Let $\mathrm{C}$ be a linearly distributive category with a left and right duality, i.e. it is a monodical category "twice": once for the bifunctor $\otimes:\mathrm{C}\times\mathrm{C}\to\mathrm{C}$ with unit $e$, and again for the bifunctor $\bullet:\mathrm{C}\times\mathrm{C}\to\mathrm{C}$ with unit $u$ (both with natural associativity and identity morphisms and all distributivity laws), and with right duality information (an object $A$* and two morphisms $ax^R_A:e\to A^*\bullet A$ and $cut^R_A:A\otimes A^*\to u$ for every object $A$) and left duality information (an object *$A$ and two morphisms $ax^L_A:e\to A\bullet ^*A$ and $cut^R_A:^*A\otimes A\to u$ for every object $A$), (both comes again with coherence properties, for more information see https://www.irif.fr/~mellies/mpri/mpri-ens/biblio/categorical-semantics-of-linear-logic.pdf, pages 74-78, from where I'm trying to do the exercise).
The problem is to prove the natural isomorphisms between $A, ^*(A^*),(^*A)^*$. The given hint suggests to show the natural in $A$ and $B$ bijections $\mathrm{C}(A,B)\cong \mathrm{C}(e,A^*\bullet B)\cong \mathrm{C}(^*(A^*),B)$.
Take the first natural isomorphism equality. To show that, I assume, we consider two functors $\mathrm{C}(1st,2nd)$ and $\mathrm{C}(1st^*\bullet1st,1st^*\bullet2nd)$ and should show the natural isomorphism between them, and after we can probably relate $\mathrm{C}(e,A^*\bullet B)$ and $\mathrm{C}(A^*\bullet A,A^*\bullet B)$ through the $ax^R_A$ morphism. For simplicity we can do that in two steps: taking the argument $A$ to be fixed and then the same for the argument $B$. But I do not see how I should proceed to show this natural bijection.
Will be glad for any help and suggestions.
Use adjointness instead!
The assumption in the exercise is probably that you'll use the adjointness properties listed in propositions 4 and 5, in which case the result is almost immediate. However, if you want to do it explicitly, then you can.
Explicit bijection
I'm going to drop explicit mention of associativity, distributivity and unit isomorphisms, otherwise this will get really unwieldy.

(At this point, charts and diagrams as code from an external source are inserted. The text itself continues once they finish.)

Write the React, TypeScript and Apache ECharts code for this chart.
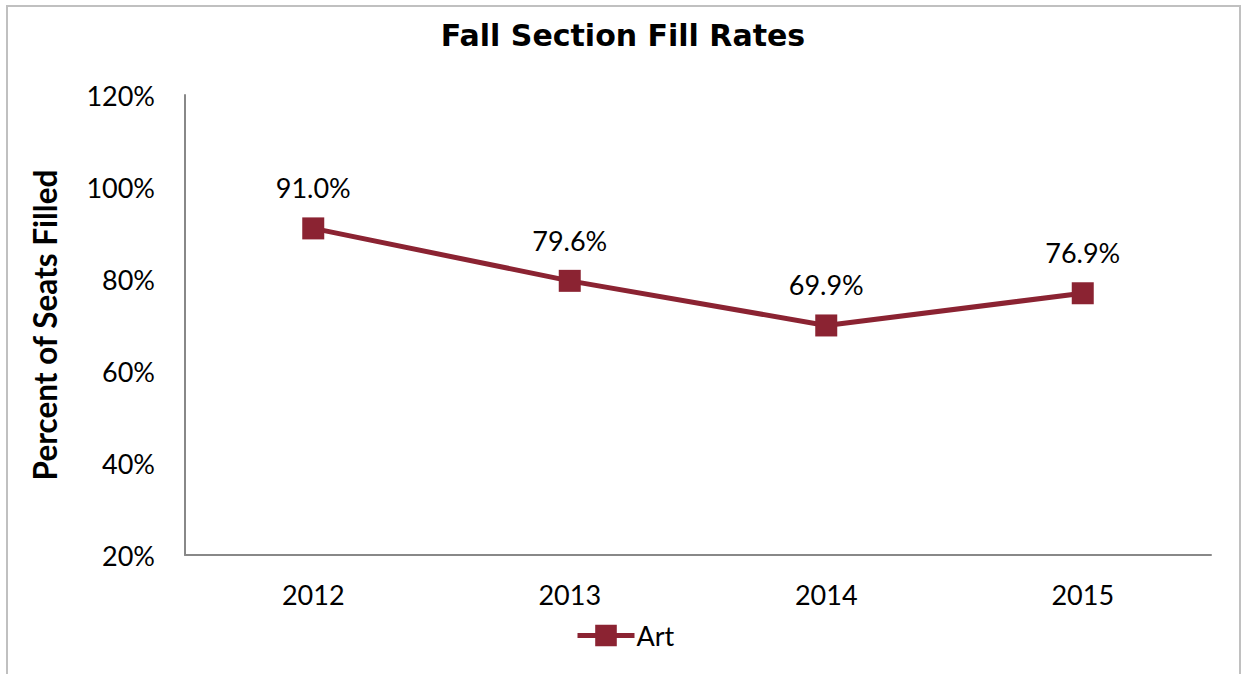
import React, { useEffect, useRef } from "react";
import * as echarts from "echarts";

const years = ["2012", "2013", "2014", "2015"];
const artValues = [91.0, 79.6, 69.9, 76.9];
const seriesName = "Art";
const titleText = "Fall Section Fill Rates";
const yAxisTitle = "Percent of Seats Filled";

const FONT = "Lato, 'Open Sans', sans-serif";
const TITLE_FONT = "'DejaVu Sans', 'Open Sans', sans-serif";
const LINE_COLOR = "#8B2332";

export default function App() {
  const ref = useRef<HTMLDivElement>(null);
  useEffect(() => {
    if (!ref.current) return;
    const chart = echarts.init(ref.current, null, { renderer: "svg" });
    chart.setOption({
      animation: false,
      backgroundColor: "#ffffff",
      textStyle: { fontFamily: FONT },
      title: {
        text: titleText,
        left: "center",
        top: 15,
        textStyle: { fontFamily: TITLE_FONT, fontSize: 30, fontWeight: "bold", color: "#000" },
      },
      graphic: [
        {
          type: "rect",
          shape: { x: 7, y: 6, width: 1233, height: 700 },
          style: { fill: "none", stroke: "#c0c0c0", lineWidth: 2 },
          silent: true,
        },
      ],
      grid: { left: 185, right: 35, top: 95, bottom: 119 },
      legend: {
        bottom: 20,
        left: 570,
        itemWidth: 57,
        itemHeight: 27,
        itemGap: 10,
        lineStyle: { width: 5 },
        textStyle: { fontFamily: FONT, fontSize: 27, color: "#000", padding: [0, 0, 0, -3] },
        data: [seriesName],
      },
      xAxis: {
        type: "category",
        data: years,
        boundaryGap: true,
        axisLine: { lineStyle: { color: "#888", width: 2 } },
        axisTick: { show: false },
        axisLabel: { fontFamily: FONT, fontSize: 27, color: "#000", margin: 26 },
      },
      yAxis: {
        type: "value",
        min: 20,
        max: 120,
        interval: 20,
        name: yAxisTitle,
        nameLocation: "middle",
        nameGap: 124,
        nameTextStyle: { fontFamily: FONT, fontSize: 31.5, fontWeight: "bold", color: "#000" },
        axisLine: { show: true, lineStyle: { color: "#888", width: 2 } },
        axisTick: { show: false },
        splitLine: { show: false },
        axisLabel: {
          fontFamily: FONT,
          fontSize: 27,
          color: "#000",
          margin: 30,
          formatter: (v: number) => `${v}%`,
        },
      },
      series: [
        {
          name: seriesName,
          type: "line",
          data: artValues,
          symbol: "rect",
          symbolSize: 22,
          lineStyle: { color: LINE_COLOR, width: 5 },
          itemStyle: { color: LINE_COLOR },
          label: {
            show: true,
            position: "top",
            distance: 16,
            fontFamily: FONT,
            fontSize: 27,
            color: "#000",
            formatter: (p: any) => `${p.value.toFixed(1)}%`,
          },
        },
      ],
    });
    return () => chart.dispose();
  }, []);
  return (
    <div
      ref={ref}
      style={{ position: "fixed", left: 0, top: 0, width: 1246, height: 674 }}
    />
  );
}
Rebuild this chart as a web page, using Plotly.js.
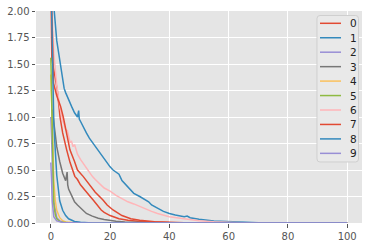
<!DOCTYPE html>
<html><head><meta charset="utf-8">
<script src="https://cdn.plot.ly/plotly-3.0.1.min.js"></script>
<style>html,body{margin:0;padding:0;background:#fff}#c{width:374px;height:247px}</style>
</head><body><div id="c"></div>
<script>
const names = ["0","1","2","3","4","5","6","7","8","9"];
const colors = ["#E24A33","#348ABD","#988ED5","#777777","#FBC15E","#8EBA42","#FFB5B8","#E24A33","#348ABD","#988ED5"];

const x0 = [0,0.3,1,2.2,3.1,4,5.35,6.5,8.1,9,10,11,12,13,14.3,15,16,17,18,20,23,26,30,40,60,100];
const y0 = [2.3,1.55,1.45,1.25,1.0,0.85,0.69,0.57,0.44,0.41,0.36,0.33,0.29,0.26,0.217,0.19,0.16,0.123,0.1,0.07,0.04,0.025,0.015,0.005,0.001,0];

const x1 = [0,1,2,3,4,4.5,5,6,7,8,9,9.4,9.6,10,11,12,13,14,15,16,17,18,19,20,21,22,23,24,25,26,27,28,30,32,33,34,36,38,40,42,45,46,47,50,55,60,66,70,100];
const y1 = [2.6,2.05,1.72,1.52,1.35,1.27,1.23,1.16,1.1,1.04,1.0,1.06,0.98,0.96,0.9,0.85,0.8,0.76,0.72,0.68,0.64,0.6,0.57,0.53,0.5,0.48,0.46,0.4,0.37,0.34,0.31,0.28,0.25,0.22,0.2,0.17,0.14,0.11,0.09,0.075,0.06,0.065,0.05,0.035,0.02,0.012,0.004,0.002,0];

const x2 = [0,0.5,1,2,3,5,10,100];
const y2 = [1.0,0.6,0.2,0.05,0.02,0.005,0.001,0];

const x3 = [0.5,1,2,3,4,5,5.5,5.7,6,7,8,9,10,12,14,16,18,20,22,25,28,35,50,100];
const y3 = [1.07,0.95,0.72,0.58,0.47,0.4,0.48,0.36,0.32,0.26,0.2,0.17,0.14,0.09,0.065,0.045,0.033,0.022,0.016,0.01,0.006,0.002,0.001,0];

const x4 = [0,0.5,1,1.5,2,3,4,5,7,10,100];
const y4 = [1.4,0.75,0.4,0.21,0.12,0.05,0.022,0.01,0.004,0.001,0];

const x5 = [0,0.5,1,1.5,2,3,4,6,10,100];
const y5 = [1.56,0.75,0.18,0.08,0.04,0.015,0.006,0.002,0.001,0];

const x6 = [0,1,2,3,4,5,5.6,6,6.5,7,7.5,8,9,10,11,12,13,14,15,16,17,18,20,22,24,26,28,30,32,34,36,38,40,45,50,55,60,65,100];
const y6 = [2.2,1.6,1.3,1.1,0.97,0.88,0.87,0.82,0.76,0.77,0.72,0.74,0.65,0.6,0.56,0.51,0.47,0.44,0.41,0.38,0.35,0.33,0.3,0.26,0.23,0.2,0.18,0.155,0.13,0.11,0.09,0.075,0.06,0.04,0.022,0.012,0.005,0.002,0];

const x7 = [0,0.6,0.9,2,3.3,4.2,5.3,6.45,8,9,10.9,13,15,17.6,19,21,24,27,30,35,45,100];
const y7 = [2.4,1.6,1.32,1.2,1.1,1.0,0.85,0.69,0.58,0.5,0.44,0.36,0.29,0.217,0.17,0.123,0.07,0.04,0.025,0.012,0.003,0];

const x8 = [0,0.5,1,1.5,2,3,4,5,6,8,10,14,100];
const y8 = [2.4,1.6,0.95,0.69,0.45,0.21,0.12,0.07,0.04,0.015,0.006,0.001,0];

const x9 = [0,0.5,1,2,4,10,100];
const y9 = [0.57,0.2,0.06,0.02,0.005,0.001,0];

const xs = [x0,x1,x2,x3,x4,x5,x6,x7,x8,x9];
const ys = [y0,y1,y2,y3,y4,y5,y6,y7,y8,y9];

const traces = names.map((n,i)=>({
  x: xs[i], y: ys[i], name: n, type: 'scatter', mode: 'lines',
  line: {color: colors[i], width: 1.5}, showlegend: false
}));

// plot-area geometry in px (for the hand-built matplotlib-style legend)
const W = 374, H = 247, ML = 36, MR = 12, MT = 11, MB = 24;
const PW = W - ML - MR, PH = H - MT - MB;
const px = v => (v - ML) / PW;
const py = v => (H - MB - v) / PH;

const shapes = [];
const annotations = [];
(function(){
  const L = 317, R = 358.5, T = 15.5, B = 162, r = 3;
  const p = (X,Y) => px(X).toFixed(5) + ',' + py(Y).toFixed(5);
  const path = 'M' + p(L+r,T) + ' L' + p(R-r,T) + ' Q' + p(R,T) + ' ' + p(R,T+r) +
    ' L' + p(R,B-r) + ' Q' + p(R,B) + ' ' + p(R-r,B) +
    ' L' + p(L+r,B) + ' Q' + p(L,B) + ' ' + p(L,B-r) +
    ' L' + p(L,T+r) + ' Q' + p(L,T) + ' ' + p(L+r,T) + ' Z';
  shapes.push({type:'path', xref:'paper', yref:'paper', path: path,
    fillcolor:'#E9E9E9', line:{color:'#CFCFCF', width:1}, layer:'above'});
})();
names.forEach((n,i)=>{
  const yc = 23.3 + 14.45*i;
  shapes.push({type:'line', xref:'paper', yref:'paper', x0: px(320), x1: px(341), y0: py(yc), y1: py(yc),
    line:{color: colors[i], width: 1.5}, layer:'above'});
  annotations.push({xref:'paper', yref:'paper', x: px(348), y: py(yc), xanchor:'left', yanchor:'middle',
    text: n, showarrow:false, font:{family:'DejaVu Sans', size:10.5, color:'#222222'}});
});

const axisCommon = {
  showgrid: true, gridcolor: '#ffffff', gridwidth: 1, zeroline: false,
  showline: false, ticks: 'outside', ticklen: 3.5, tickcolor: '#555555', tickwidth: 1,
  tickfont: {family: 'DejaVu Sans', size: 10, color: '#555555'}
};

const layout = {
  width: W, height: H,
  margin: {l: ML, r: MR, t: MT, b: MB, pad: 0},
  paper_bgcolor: '#ffffff', plot_bgcolor: '#E5E5E5',
  showlegend: false,
  xaxis: Object.assign({}, axisCommon, {range: [-5, 105], tickvals: [0,20,40,60,80,100], ticktext: ['0','20','40','60','80','100']}),
  yaxis: Object.assign({}, axisCommon, {range: [0, 2], tickvals: [0,0.25,0.5,0.75,1,1.25,1.5,1.75,2], ticktext: ['0.00','0.25','0.50','0.75','1.00','1.25','1.50','1.75','2.00']}),
  shapes: shapes, annotations: annotations
};

Plotly.newPlot('c', traces, layout, {staticPlot: true, displayModeBar: false});
</script>
</body></html>
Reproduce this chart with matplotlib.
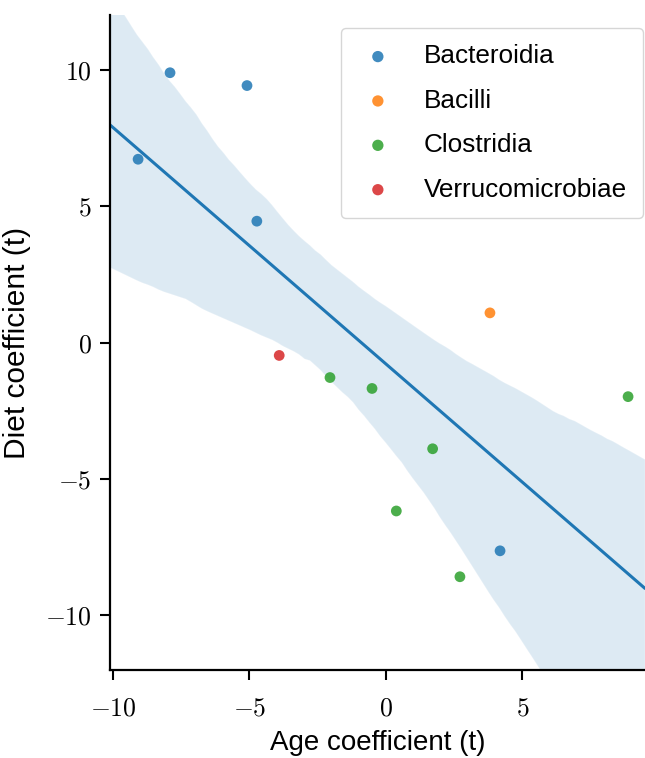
import numpy as np
import pandas as pd
import seaborn as sns
import matplotlib
matplotlib.use("Agg")
import matplotlib.pyplot as plt
from matplotlib.ticker import FuncFormatter

classes = ["Bacteroidia", "Bacilli", "Clostridia", "Verrucomicrobiae"]
colors = ["#1f77b4", "#ff7f0e", "#2ca02c", "#d62728"]

age_coef = [-9.08, -7.91, -5.09, -4.73, 4.18,
            3.81,
            -2.05, -0.51, 1.71, 0.38, 2.71, 8.87,
            -3.91]
diet_coef = [6.72, 9.89, 9.42, 4.45, -7.63,
             1.09,
             -1.28, -1.68, -3.89, -6.17, -8.58, -1.98,
             -0.47]
taxon = (["Bacteroidia"] * 5 + ["Bacilli"] + ["Clostridia"] * 6
         + ["Verrucomicrobiae"])

df = pd.DataFrame({"age": age_coef, "diet": diet_coef, "class": taxon})

sns.set_style("ticks")
plt.rcParams["font.family"] = ["Liberation Sans", "DejaVu Sans"]
plt.rcParams["mathtext.fontset"] = "cm"
plt.rcParams["text.color"] = "black"
plt.rcParams["axes.labelcolor"] = "black"
plt.rcParams["xtick.color"] = "black"
plt.rcParams["ytick.color"] = "black"

fig = plt.figure(figsize=(6.45, 7.58), dpi=100)
ax = fig.add_axes([0.1705, 0.116, 0.8295, 0.864])
ax.set_xlim(-10.11, 9.49)
ax.set_ylim(-12, 12)

sns.regplot(data=df, x="age", y="diet", scatter=False, truncate=False,
            color="#1f77b4", ci=95, seed=3, ax=ax,
            line_kws={"linewidth": 2.2})

for name, col in zip(classes, colors):
    sub = df[df["class"] == name]
    ax.scatter(sub["age"], sub["diet"], s=60, color=col, alpha=0.85,
               edgecolor="none", label=name, zorder=3)

ax.set_xlim(-10.11, 9.49)
ax.set_ylim(-12, 12)
ax.set_xticks([-10, -5, 0, 5])
ax.set_yticks([-10, -5, 0, 5, 10])
fmt = FuncFormatter(lambda v, p: r"$\mathrm{%d}$" % v)
ax.xaxis.set_major_formatter(fmt)
ax.yaxis.set_major_formatter(fmt)
ax.tick_params(labelsize=18.5, length=7, width=1.5, color="black")
ax.tick_params(axis="x", pad=12)
ax.tick_params(axis="y", pad=6)
for s in ["left", "bottom"]:
    ax.spines[s].set_linewidth(1.6)
    ax.spines[s].set_color("black")
sns.despine(ax=ax)

ax.set_xlabel("Age coefficient (t)", fontsize=20, labelpad=7)
ax.set_ylabel("Diet coefficient (t)", fontsize=21.5, labelpad=10)

leg = ax.legend(loc="upper right", bbox_to_anchor=(0.996, 0.98),
                borderaxespad=0, fontsize=18.8, markerscale=1.05,
                handlelength=1.6, handletextpad=0.95,
                labelspacing=0.78, borderpad=0.62, frameon=True)
leg.get_frame().set_edgecolor("#cccccc")

fig.savefig("out.png", dpi=100)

You've constructed the correct map from $C(A,B)\to C(e,A^*\newcommand\blt\bullet\blt B)$, namely $f\mapsto (1_{A^*}\blt f)\circ \newcommand\ax{\operatorname{ax}}\ax^R_A$.
The inverse map is given $g:e\to A^*\blt B$, first send $g$ to $1_A\otimes g: A \to A\otimes A^*\blt B$, and then postcompose $\newcommand\cut{\operatorname{cut}}\cut^R_A\blt 1_B$ to get the map $(\cut^R_A\blt 1_B) \circ (1_A\otimes g) : A\to B$.
Checking that these are inverse bijections involves the coherence properties.
For one direction, we have $$ \begin{align} (\cut^R_A\blt 1_B)\circ &(1_A\otimes ((1_{A^*}\blt f)\circ \ax^R_A))\\ &= (\cut^R_A\blt 1_B)\circ (1_A\otimes 1_{A^*}\blt f)\circ (1_A\otimes \ax^R_A)\\ &=f\circ (\cut^R_A\blt 1_A)\circ (1_A\otimes \ax^R_A)\\ &= f. \end{align} $$ The first equality is functoriality of $\otimes$. The second is functoriality of $\blt$ twice, $$(\cut^R_A\blt 1_B)\circ (1_A\otimes 1_{A^*} \blt f) = \cut^R_A\blt f = (1_u\blt f)\circ (\cut^R_A\blt 1_A),$$ and the last equality is one of the coherence properties.
The other composition order will be the same idea.
Again, use adjointness instead!
You should probably just use/prove the adjunctions instead, however, since this proof is just a special case of the proof that $A\otimes - $ is left adjoint to $A^* \blt -$.
(The proof of the adjunction in this case is essentially that $\ax^R_A\otimes -$ is the unit, and $\cut^R_A\blt -$ is the counit, and the triangle identities follow from the coherence properties, and all the other adjunctions are similar.)